I think there’s something magical about the calendar page flipping from November to December. It means that winter is officially almost here, that the nights are still getting longer, and that the air is crisp and cold and alive with the tingle of love and joy and anticipation, and all those wonderful things that most of us find pretty sappy the other eleven months of the year.

Also, I just received an Advent calendar from my godmother, who sends one every year. This year, in an homage to our shared love of Harry Potter, she picked the calendar in question “because Santa looks like Dumbledore.”

I remember having the big advent calendars when I was a kid. They were larger than an 8.5 x 11″ piece of paper and would be tacked to the wall. I’ve never had one with candy, and wouldn’t WANT one with candy, because as far as I can tell, they only come in milk chocolate. Cheap milk chocolate. But I like the pictures, and I like the act of opening the door at the end of each day. The ritual, the crossing off of days.

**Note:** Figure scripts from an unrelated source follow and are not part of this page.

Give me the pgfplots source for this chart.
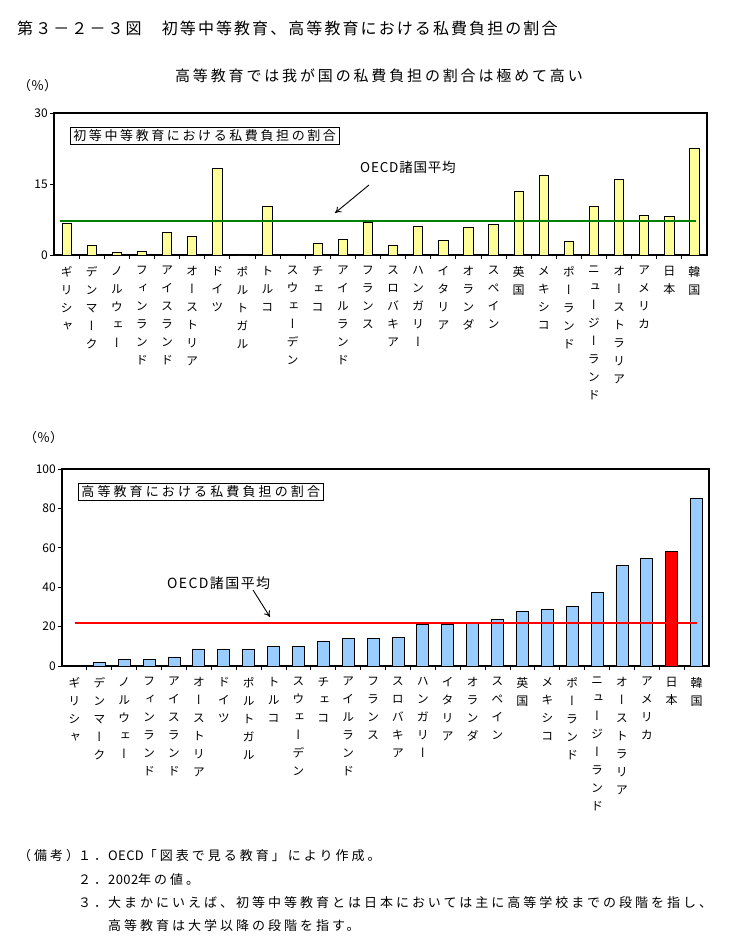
\documentclass[border=0pt]{standalone}
\usepackage{fontspec}
\setmainfont{Noto Sans CJK JP}
\newfontfamily\vfont[RawFeature=+vert]{Noto Sans CJK JP}
\usepackage{pgfplots}
\pgfplotsset{compat=1.18}
\usetikzlibrary{arrows.meta}
\definecolor{lyellow}{RGB}{255,255,153}
\definecolor{lblue}{RGB}{153,204,255}
\definecolor{dgreen}{RGB}{0,128,0}
\protected\def\vs#1{\vsA#1\relax}
\def\vsA#1{\ifx\relax#1\else#1\\\expandafter\vsA\fi}
\newcommand\lat[1]{{\addfontfeatures{LetterSpace=3}#1}}
\pgfplotsset{
  mybar/.style={
    scale only axis, anchor=south west,
    xmin=-0.5, xmax=25.5, ymin=0,
    ybar, bar shift=0pt,
    xtick={0,...,25},
    xticklabels={\vs{ギリシャ},\vs{デンマーク},\vs{ノルウェー},\vs{フィンランド},\vs{アイスランド},\vs{オーストリア},\vs{ドイツ},\vs{ポルトガル},\vs{トルコ},\vs{スウェーデン},\vs{チェコ},\vs{アイルランド},\vs{フランス},\vs{スロバキア},\vs{ハンガリー},\vs{イタリア},\vs{オランダ},\vs{スペイン},\vs{英国},\vs{メキシコ},\vs{ポーランド},\vs{ニュージーランド},\vs{オーストラリア},\vs{アメリカ},\vs{日本},\vs{韓国}},
    minor x tick num=1,
    major x tick style={draw=none},
    minor x tick style={black, line width=0.8bp},
    minor tick length=4bp,
    major tick length=4bp,
    xtick pos=left, ytick pos=left,
    ytick align=outside,
    ytick style={black, line width=0.8bp},
    axis line style={line width=1.8bp},
    xticklabel style={font=\vfont\fontsize{12bp}{18bp}\selectfont, align=center, anchor=north, inner sep=0pt, yshift=-7bp},
    yticklabel style={font=\fontsize{12bp}{14bp}\selectfont, inner sep=2bp},
    /pgf/number format/assume math mode=true,
  }
}
\begin{document}
\begin{tikzpicture}
\begin{scope}[x=1bp,y=-1bp]
\path (0,0) rectangle (734,938);
\node[anchor=west, inner sep=0pt, font=\fontsize{16bp}{18bp}\selectfont\addfontfeatures{LetterSpace=13}] at (17,28) {第３－２－３図　初等中等教育、高等教育における私費負担の割合};
\node[inner sep=0pt, font=\fontsize{15bp}{18bp}\selectfont\addfontfeatures{LetterSpace=19}] at (379,76) {高等教育では我が国の私費負担の割合は極めて高い};
\node[anchor=west, inner sep=0pt, font=\fontsize{13bp}{15bp}\selectfont] at (18,86) {（％）};
\node[anchor=west, inner sep=0pt, font=\fontsize{13bp}{15bp}\selectfont] at (24,438) {（％）};
\end{scope}

% ---------- top chart ----------
\begin{axis}[mybar, at={(54bp,-255bp)}, width=653bp, height=142bp,
  ymax=30, ytick={0,15,30}, bar width=9.3bp]
\addplot[fill=lyellow, draw=black, line width=0.8bp] coordinates {
(0,6.7) (1,2.0) (2,0.5) (3,0.8) (4,4.8) (5,4.0) (6,18.3) (7,0) (8,10.3) (9,0)
(10,2.5) (11,3.3) (12,6.9) (13,2.0) (14,6.1) (15,3.1) (16,5.9) (17,6.5) (18,13.5)
(19,16.8) (20,2.9) (21,10.3) (22,16.0) (23,8.4) (24,8.2) (25,22.6)};
\addplot[dgreen, line width=2bp, sharp plot, no marks] coordinates {(-0.27,7.25) (25.05,7.25)};
\end{axis}

% ---------- bottom chart ----------
\begin{axis}[mybar, at={(62bp,-666bp)}, width=647bp, height=197bp,
  ymax=100, ytick={0,20,...,100}, bar width=12bp]
\addplot[fill=lblue, draw=black, line width=0.8bp] coordinates {
(0,0) (1,2.0) (2,3.4) (3,3.4) (4,4.6) (5,8.5) (6,8.5) (7,8.5) (8,10.0) (9,10.0)
(10,12.5) (11,14.0) (12,14.0) (13,14.6) (14,21.2) (15,21.2) (16,22.0) (17,23.7) (18,27.8)
(19,28.8) (20,30.3) (21,37.4) (22,51.1) (23,54.7) (25,85.1)};
\addplot[fill=red, draw=black, line width=0.8bp] coordinates {(24,58.2)};
\addplot[red, line width=2bp, sharp plot, no marks] coordinates {(0.02,21.8) (25.03,21.8)};
\end{axis}

\begin{scope}[x=1bp,y=-1bp]
\node[draw, line width=0.8bp, anchor=west, inner xsep=3bp, inner ysep=2.5bp, font=\fontsize{13bp}{15bp}\selectfont\addfontfeatures{LetterSpace=20}] at (70,136) {初等中等教育における私費負担の割合};
\node[draw, line width=0.8bp, anchor=west, inner xsep=3bp, inner ysep=2.5bp, font=\fontsize{13bp}{15bp}\selectfont\addfontfeatures{LetterSpace=24}] at (78,492) {高等教育における私費負担の割合};
\node[anchor=west, inner sep=0pt, font=\fontsize{13.5bp}{15bp}\selectfont\addfontfeatures{LetterSpace=6}] at (360,167) {OECD諸国平均};
\draw[-{To[length=6bp,width=7bp]}, line width=0.9bp] (369,185) -- (335,213);
\node[anchor=west, inner sep=0pt, font=\fontsize{14bp}{15bp}\selectfont\addfontfeatures{LetterSpace=10}] at (167,583) {OECD諸国平均};
\draw[-{To[length=6bp,width=7bp]}, line width=0.9bp] (253,590) -- (270,617);
% notes
\begin{scope}[every node/.style={anchor=west, inner sep=0pt, font=\fontsize{13bp}{15bp}\selectfont\addfontfeatures{LetterSpace=23}}]
\node at (18,856) {（備考）};
\node at (78,856) {１．};
\node at (108,856) {\lat{OECD}「図表で見る教育」により作成。};
\node at (78,880) {２．};
\node at (108,880) {\lat{2002}年の値。};
\node at (78,903) {３．};
\node at (108,903) {大まかにいえば、初等中等教育とは日本においては主に高等学校までの段階を指し、};
\node at (108,926) {高等教育は大学以降の段階を指す。};
\end{scope}
\end{scope}
\end{tikzpicture}
\end{document}
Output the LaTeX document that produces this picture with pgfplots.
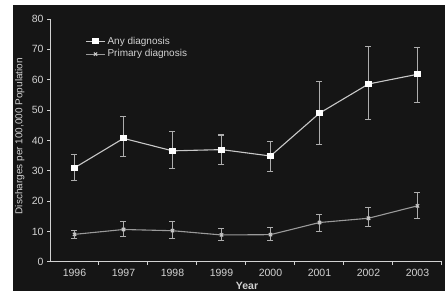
\documentclass[border=0pt]{standalone}
\usepackage{fontspec}
\setmainfont{Liberation Sans}
\usepackage{pgfplots}
\pgfplotsset{compat=1.18}
\definecolor{bg}{HTML}{151515}
\definecolor{txt}{HTML}{D2D2D2}
\definecolor{lineA}{HTML}{C8C8C8}
\definecolor{lineB}{HTML}{9A9A9A}
\definecolor{errc}{HTML}{ADADAD}
\pgfplotstableread{
x y ep em
1996 31.0 4.4 4.3
1997 40.7 7.1 6.1
1998 36.6 6.5 5.7
1999 37.0 4.8 4.8
2000 34.9 4.7 5.1
2001 49.0 10.5 10.2
2002 58.6 12.4 11.6
2003 61.8 8.9 9.2
}\anyd
\pgfplotstableread{
x y ep em
1996 9.1 1.4 1.5
1997 10.7 2.6 2.4
1998 10.3 2.9 2.6
1999 8.9 2.1 1.7
2000 9.0 2.3 2.0
2001 13.0 2.5 3.1
2002 14.4 3.5 2.6
2003 18.5 4.4 4.3
}\primd
\begin{document}
\begin{tikzpicture}[x=1pt,y=1pt]
\useasboundingbox (0,0) rectangle (445,291);
\fill[white] (0,0) rectangle (445,291);
\fill[bg] (13,0) rectangle (445,286);
\begin{axis}[
  at={(50pt,29pt)}, anchor=south west, scale only axis,
  width=392pt, height=243pt,
  xmin=1995.5, xmax=2003.5, ymin=0, ymax=80,
  axis x line*=bottom, axis y line*=left,
  axis line style={-, txt, line width=1pt},
  every tick/.style={txt, line width=1pt},
  tick align=outside, major tick length=3pt,
  xtick={1996.5,1997.5,...,2003.5}, xticklabels={},
  extra x ticks={1996,1997,...,2003},
  extra x tick style={major tick length=0pt},
  xticklabel style={yshift=-4pt},
  ytick={0,10,...,80},
  /pgf/number format/1000 sep={},
  /pgf/number format/assume math mode=true,
  tick label style={font=\fontsize{10.5}{12}\selectfont, text=txt},
  ylabel={Discharges per 100,000 Population},
  ylabel style={at={(axis description cs:-0.077,0.518)}, anchor=center, font=\fontsize{10}{12}\selectfont, text=txt},
  xlabel={Year},
  xlabel style={at={(axis description cs:0.5026,-0.097)}, anchor=center, font=\bfseries\fontsize{10.5}{12}\selectfont, text=txt},
  legend style={draw=none, fill=none, at={(0.09,0.935)}, anchor=north west,
    inner sep=0pt, font=\fontsize{10}{11}\selectfont, text=txt,
    row sep=0pt, nodes={inner sep=2pt}},
  legend cell align=left,
  legend image code/.code={\draw[mark repeat=2,mark phase=2,#1] plot coordinates {(0pt,0pt) (9.5pt,0pt) (19pt,0pt)};},
  clip=false,
]
\addplot[lineA, line width=1.1pt, mark=square*, mark size=2.5pt,
  mark options={fill=white, draw=white, solid},
  error bars/.cd, y dir=both, y explicit,
  error bar style={errc, line width=1.1pt},
  error mark options={errc, rotate=90, mark size=3pt, line width=1.1pt}]
  table[x=x, y=y, y error plus=ep, y error minus=em] {\anyd};
\addlegendentry{Any diagnosis}
\addplot[lineB, line width=1.1pt, mark=x, mark size=2.3pt,
  mark options={draw=lineA, solid},
  error bars/.cd, y dir=both, y explicit,
  error bar style={errc, line width=1.1pt},
  error mark options={errc, rotate=90, mark size=3pt, line width=1.1pt}]
  table[x=x, y=y, y error plus=ep, y error minus=em] {\primd};
\addlegendentry{Primary diagnosis}
\end{axis}
\end{tikzpicture}
\end{document}
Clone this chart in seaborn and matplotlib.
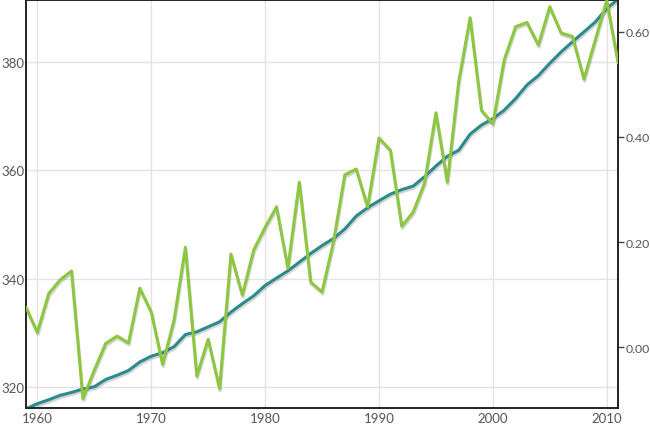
import matplotlib
matplotlib.use("Agg")
import matplotlib.pyplot as plt
import matplotlib.patheffects as pe
import numpy as np
import pandas as pd
import seaborn as sns

# yearly values
years = list(range(1959, 2012))

co2_ppm = [315.97, 316.91, 317.64, 318.45, 318.99, 319.62, 320.04, 321.38, 322.16, 323.04,
           324.62, 325.68, 326.32, 327.45, 329.68, 330.18, 331.11, 332.04, 333.83, 335.40,
           336.84, 338.75, 340.11, 341.45, 343.05, 344.65, 346.12, 347.42, 349.19, 351.57,
           353.12, 354.39, 355.61, 356.45, 357.10, 358.83, 360.82, 362.61, 363.73, 366.70,
           368.38, 369.55, 371.14, 373.28, 375.80, 377.52, 379.80, 381.90, 383.79, 385.60,
           387.43, 389.90, 391.65]

temp_anomaly = [0.076, 0.028, 0.102, 0.128, 0.145, -0.098, -0.044, 0.007, 0.021, 0.008,
                0.112, 0.067, -0.033, 0.051, 0.190, -0.055, 0.015, -0.079, 0.177, 0.099,
                0.185, 0.228, 0.267, 0.150, 0.314, 0.124, 0.105, 0.200, 0.328, 0.339,
                0.267, 0.398, 0.375, 0.230, 0.257, 0.312, 0.446, 0.314, 0.505, 0.627,
                0.451, 0.425, 0.547, 0.610, 0.618, 0.575, 0.648, 0.598, 0.591, 0.510,
                0.585, 0.660, 0.541]

left_ticks = [320, 340, 360, 380]
right_ticks = [0.0, 0.2, 0.4, 0.6]
year_ticks = [1960, 1970, 1980, 1990, 2000, 2010]

df = pd.DataFrame({"year": years, "co2": co2_ppm, "temp": temp_anomaly})

sns.set_style("white")
plt.rcParams["font.family"] = ["Lato", "DejaVu Sans"]

fig = plt.figure(figsize=(6.5, 4.27), dpi=100)
ax = fig.add_axes([0.04, 0.042, 0.911, 0.956])
ax2 = ax.twinx()

shadow = [pe.SimpleLineShadow(offset=(0.5, -1.5), alpha=0.25, shadow_color="#555555"), pe.Normal()]

sns.lineplot(data=df, x="year", y="co2", ax=ax, color="#2b8a8c", linewidth=2.2,
             path_effects=shadow, zorder=3)
sns.lineplot(data=df, x="year", y="temp", ax=ax2, color="#8dc641", linewidth=2.2,
             path_effects=shadow, zorder=4)

ax.set_xlim(1959, 2011)
ax.set_ylim(316.1, 391.5)
ax2.set_ylim(-0.116, 0.661)

ax.set_xticks(year_ticks)
ax.set_yticks(left_ticks)
ax2.set_yticks(right_ticks)
ax2.set_yticklabels([f"{t:.2f}" for t in right_ticks])

ax.grid(True, color="#e3e3e3", linewidth=1)
ax2.grid(False)
ax.set_xlabel("")
ax.set_ylabel("")
ax2.set_xlabel("")
ax2.set_ylabel("")

ax.tick_params(axis="both", length=0, labelsize=9.5, labelcolor="#555555", pad=3)
ax.tick_params(axis="y", pad=1)
ax2.tick_params(axis="y", length=4, width=1, color="#444444", labelsize=8.8,
                labelcolor="#555555", pad=1.5)

for a in (ax, ax2):
    for s in a.spines.values():
        s.set_color("#222222")
        s.set_linewidth(1.2)

fig.savefig("out.png", dpi=100)
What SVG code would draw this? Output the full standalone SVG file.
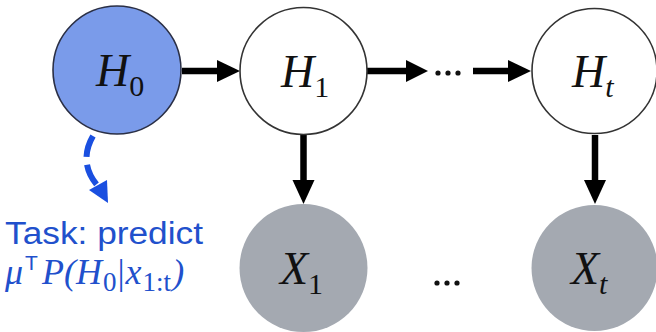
<svg xmlns="http://www.w3.org/2000/svg" width="656" height="332" viewBox="0 0 656 332">
<defs>
<style>
.hid{fill:#ffffff;stroke:#333333;stroke-width:1.6}
.h0{fill:#7a9bea;stroke:#2a2f45;stroke-width:1.6}
.obs{fill:#a4a9b1;stroke:none}
.lbl{font-family:"Liberation Serif","DejaVu Serif",serif;font-style:italic;font-size:46px;fill:#111111}
.sub{font-style:normal;font-size:30px}
.subi{font-style:italic;font-size:30px}
.edge{stroke:#000000;stroke-width:6.5;fill:none}
.dash{stroke:#1a4fe0;stroke-width:6;fill:none;stroke-dasharray:22 8}
.task{font-family:"Liberation Sans","Open Sans",sans-serif;font-size:31px;fill:#2150cc}
.math{font-family:"Liberation Serif","DejaVu Serif",serif;font-style:italic;font-size:36px;fill:#2150cc}
.msub{font-style:normal;font-size:27px}
.dots{fill:#111111}
</style>
</defs>
<g id="connectors">
<line class="edge" x1="182" y1="71" x2="218" y2="71"/>
<path d="M217,60 L240,71 L217,82 Z" fill="#000"/>
<line class="edge" x1="367" y1="71" x2="408" y2="71"/>
<path d="M406,60 L428,71 L406,82 Z" fill="#000"/>
<line class="edge" x1="473" y1="71" x2="510" y2="71"/>
<path d="M508,60 L531,71 L508,82 Z" fill="#000"/>
<line class="edge" x1="303.5" y1="135" x2="303.5" y2="182"/>
<path d="M292.5,180 L303.5,204 L314.5,180 Z" fill="#000"/>
<line class="edge" x1="595" y1="135" x2="595" y2="182"/>
<path d="M584,180 L595,204 L606,180 Z" fill="#000"/>
<path class="dash" d="M93,136 C82,155 86,172 97,185"/>
<path d="M89,190 L108,203 L107,180 Z" fill="#1a4fe0"/>
<circle class="dots" cx="438" cy="73" r="2.6"/>
<circle class="dots" cx="448" cy="73" r="2.6"/>
<circle class="dots" cx="458" cy="73" r="2.6"/>
<circle class="dots" cx="437" cy="283" r="2.6"/>
<circle class="dots" cx="447" cy="283" r="2.6"/>
<circle class="dots" cx="457" cy="283" r="2.6"/>
</g>
<g id="H0">
<circle class="h0" cx="117" cy="70" r="64"/>
<text class="lbl" x="96" y="86">H<tspan class="sub" dy="10">0</tspan></text>
</g>
<g id="H1">
<circle class="hid" cx="303.5" cy="71" r="63.5"/>
<text class="lbl" x="281" y="87">H<tspan class="sub" dy="10">1</tspan></text>
</g>
<g id="Ht">
<circle class="hid" cx="594.5" cy="71" r="62.5"/>
<text class="lbl" x="572" y="87">H<tspan class="subi" dy="10">t</tspan></text>
</g>
<g id="X1">
<circle class="obs" cx="303.5" cy="268" r="64"/>
<text class="lbl" x="280" y="284">X<tspan class="sub" dy="10">1</tspan></text>
</g>
<g id="Xt">
<circle class="obs" cx="594.5" cy="268" r="63"/>
<text class="lbl" x="571" y="284">X<tspan class="subi" dy="10">t</tspan></text>
</g>
<g id="task">
<text class="task" x="5" y="244" font-size="30" textLength="198" lengthAdjust="spacingAndGlyphs">Task: predict</text>
<text class="math" x="5" y="284">μ<tspan font-family="Liberation Sans, sans-serif" font-style="normal" font-size="21" dx="2" dy="-14">T</tspan><tspan dx="4" dy="14">P(H</tspan><tspan class="msub" dx="1" dy="7">0</tspan><tspan dx="1" dy="-7" font-style="normal">|</tspan><tspan dx="1">x</tspan><tspan class="msub" dx="1" dy="7">1:</tspan><tspan class="msub" font-style="italic">t</tspan><tspan dx="1" dy="-7">)</tspan></text>
</g>
</svg>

Speaking of ritual, Fuzzy and I are checking out the local Episcopalian church this weekend, mostly because it’s a good way to meet other couples our age, but also because we’re in a new place, and I’m feeling a bit isolated and homesick, and want a sense of community. While I’m not terribly religious, I like the way the Church smells at Christmas, and I like the carols, and this church is sponsoring a Christmas choir, and I miss singing, so we’re going. (As I told Fuzzy, with the exceptions of Amazing Grace and most of Handel’s Messiah, Christmas Carols are the only religious songs I know, so I don’t feel so much like an alien at this time of year.)

It’s become a sort of personal tradition to do some sort of December theme in my journal each year. Last year, I participated in 12 Days of Christmas Questions, with some friends, and this year, I’m doing my own version of the Holidailies – daily posts through the month of December.